* What you need to do
Lines from the one containing "What seaborn and" to the one containing "import seaborn as sns", both lines included, are to be extracted exactly from the data below; pictures are excluded.

* Records supplied
=-=-=-=-=

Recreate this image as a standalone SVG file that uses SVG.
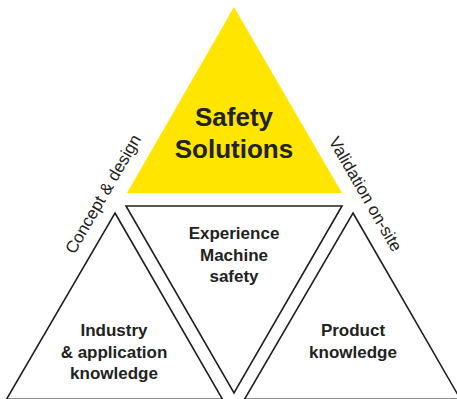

=-=-=-=-=

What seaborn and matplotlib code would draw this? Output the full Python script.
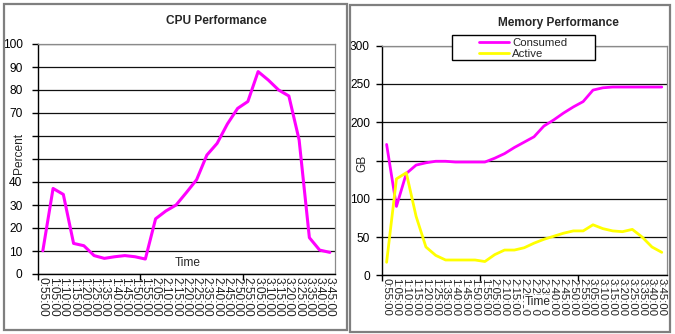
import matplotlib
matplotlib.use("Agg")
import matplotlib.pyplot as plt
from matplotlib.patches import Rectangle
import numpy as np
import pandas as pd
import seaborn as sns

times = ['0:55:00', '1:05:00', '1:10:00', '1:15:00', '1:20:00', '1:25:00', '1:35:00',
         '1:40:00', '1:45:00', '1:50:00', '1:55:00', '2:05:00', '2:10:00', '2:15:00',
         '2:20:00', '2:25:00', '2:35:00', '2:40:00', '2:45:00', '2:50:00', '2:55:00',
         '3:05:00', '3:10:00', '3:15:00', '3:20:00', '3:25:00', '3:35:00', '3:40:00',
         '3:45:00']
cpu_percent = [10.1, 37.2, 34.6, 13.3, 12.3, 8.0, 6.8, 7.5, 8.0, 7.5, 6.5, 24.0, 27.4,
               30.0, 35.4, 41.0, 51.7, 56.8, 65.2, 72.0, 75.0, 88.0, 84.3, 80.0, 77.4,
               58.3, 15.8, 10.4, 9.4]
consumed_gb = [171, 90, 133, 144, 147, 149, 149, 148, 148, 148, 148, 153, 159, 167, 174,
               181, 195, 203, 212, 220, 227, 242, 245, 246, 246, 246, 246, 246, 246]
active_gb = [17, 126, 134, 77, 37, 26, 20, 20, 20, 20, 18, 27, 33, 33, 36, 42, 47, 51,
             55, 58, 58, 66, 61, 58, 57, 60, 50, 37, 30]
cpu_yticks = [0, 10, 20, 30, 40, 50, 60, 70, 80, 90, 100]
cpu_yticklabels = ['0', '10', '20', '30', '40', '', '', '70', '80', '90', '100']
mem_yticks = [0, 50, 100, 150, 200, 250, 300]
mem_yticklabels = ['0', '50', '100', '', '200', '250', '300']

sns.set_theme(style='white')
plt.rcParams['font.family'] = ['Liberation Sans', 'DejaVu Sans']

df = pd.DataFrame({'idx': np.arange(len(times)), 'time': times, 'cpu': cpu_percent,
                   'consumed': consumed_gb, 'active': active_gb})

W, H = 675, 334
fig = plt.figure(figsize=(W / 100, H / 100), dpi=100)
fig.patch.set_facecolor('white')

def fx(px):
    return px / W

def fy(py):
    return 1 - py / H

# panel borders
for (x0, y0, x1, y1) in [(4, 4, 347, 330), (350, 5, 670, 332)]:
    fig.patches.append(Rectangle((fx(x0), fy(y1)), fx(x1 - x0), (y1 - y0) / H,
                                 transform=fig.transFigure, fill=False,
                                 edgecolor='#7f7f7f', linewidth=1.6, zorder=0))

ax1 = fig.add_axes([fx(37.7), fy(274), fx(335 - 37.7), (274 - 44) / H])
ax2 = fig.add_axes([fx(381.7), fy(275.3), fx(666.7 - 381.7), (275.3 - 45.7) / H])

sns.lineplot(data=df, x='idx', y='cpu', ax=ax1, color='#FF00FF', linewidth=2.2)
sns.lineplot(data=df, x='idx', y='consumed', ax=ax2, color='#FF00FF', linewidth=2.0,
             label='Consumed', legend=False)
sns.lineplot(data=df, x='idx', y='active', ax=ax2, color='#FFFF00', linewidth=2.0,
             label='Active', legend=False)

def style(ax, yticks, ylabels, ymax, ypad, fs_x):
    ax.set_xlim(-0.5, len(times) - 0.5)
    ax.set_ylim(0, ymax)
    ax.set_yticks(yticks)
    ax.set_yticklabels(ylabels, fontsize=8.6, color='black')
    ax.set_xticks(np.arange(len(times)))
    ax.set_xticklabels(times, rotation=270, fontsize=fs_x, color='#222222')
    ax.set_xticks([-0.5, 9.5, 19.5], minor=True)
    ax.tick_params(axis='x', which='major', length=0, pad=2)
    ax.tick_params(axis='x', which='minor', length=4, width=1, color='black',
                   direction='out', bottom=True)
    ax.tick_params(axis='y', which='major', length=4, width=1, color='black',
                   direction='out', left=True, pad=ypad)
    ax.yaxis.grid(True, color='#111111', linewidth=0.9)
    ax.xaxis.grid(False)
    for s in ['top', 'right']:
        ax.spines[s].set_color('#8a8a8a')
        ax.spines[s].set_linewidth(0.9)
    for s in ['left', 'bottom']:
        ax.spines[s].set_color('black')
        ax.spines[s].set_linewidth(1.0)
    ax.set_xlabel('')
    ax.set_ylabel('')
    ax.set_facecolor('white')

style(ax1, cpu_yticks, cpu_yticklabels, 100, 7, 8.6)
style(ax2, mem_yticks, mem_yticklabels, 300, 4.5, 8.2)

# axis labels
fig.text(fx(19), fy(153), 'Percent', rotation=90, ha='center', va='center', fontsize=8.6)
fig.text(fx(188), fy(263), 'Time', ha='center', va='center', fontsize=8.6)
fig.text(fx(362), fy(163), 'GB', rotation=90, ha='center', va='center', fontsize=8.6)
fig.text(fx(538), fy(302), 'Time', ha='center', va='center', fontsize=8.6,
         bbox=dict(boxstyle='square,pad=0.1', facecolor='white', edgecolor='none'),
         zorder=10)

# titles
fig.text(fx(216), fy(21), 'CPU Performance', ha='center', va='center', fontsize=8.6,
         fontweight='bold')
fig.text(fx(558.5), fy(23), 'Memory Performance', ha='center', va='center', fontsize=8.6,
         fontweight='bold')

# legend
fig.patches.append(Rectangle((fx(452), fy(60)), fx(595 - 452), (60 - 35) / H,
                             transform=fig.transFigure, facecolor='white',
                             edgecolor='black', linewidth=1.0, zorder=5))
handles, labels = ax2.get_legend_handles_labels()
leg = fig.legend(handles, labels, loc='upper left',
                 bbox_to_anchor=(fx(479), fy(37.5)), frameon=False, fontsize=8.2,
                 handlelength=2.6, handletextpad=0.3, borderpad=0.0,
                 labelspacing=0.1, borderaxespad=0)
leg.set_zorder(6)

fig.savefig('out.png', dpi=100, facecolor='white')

=-=-=-=-=

* Response
What seaborn and matplotlib code would draw this? Output the full Python script.
import matplotlib
matplotlib.use("Agg")
import matplotlib.pyplot as plt
from matplotlib.patches import Rectangle
import numpy as np
import pandas as pd
import seaborn as sns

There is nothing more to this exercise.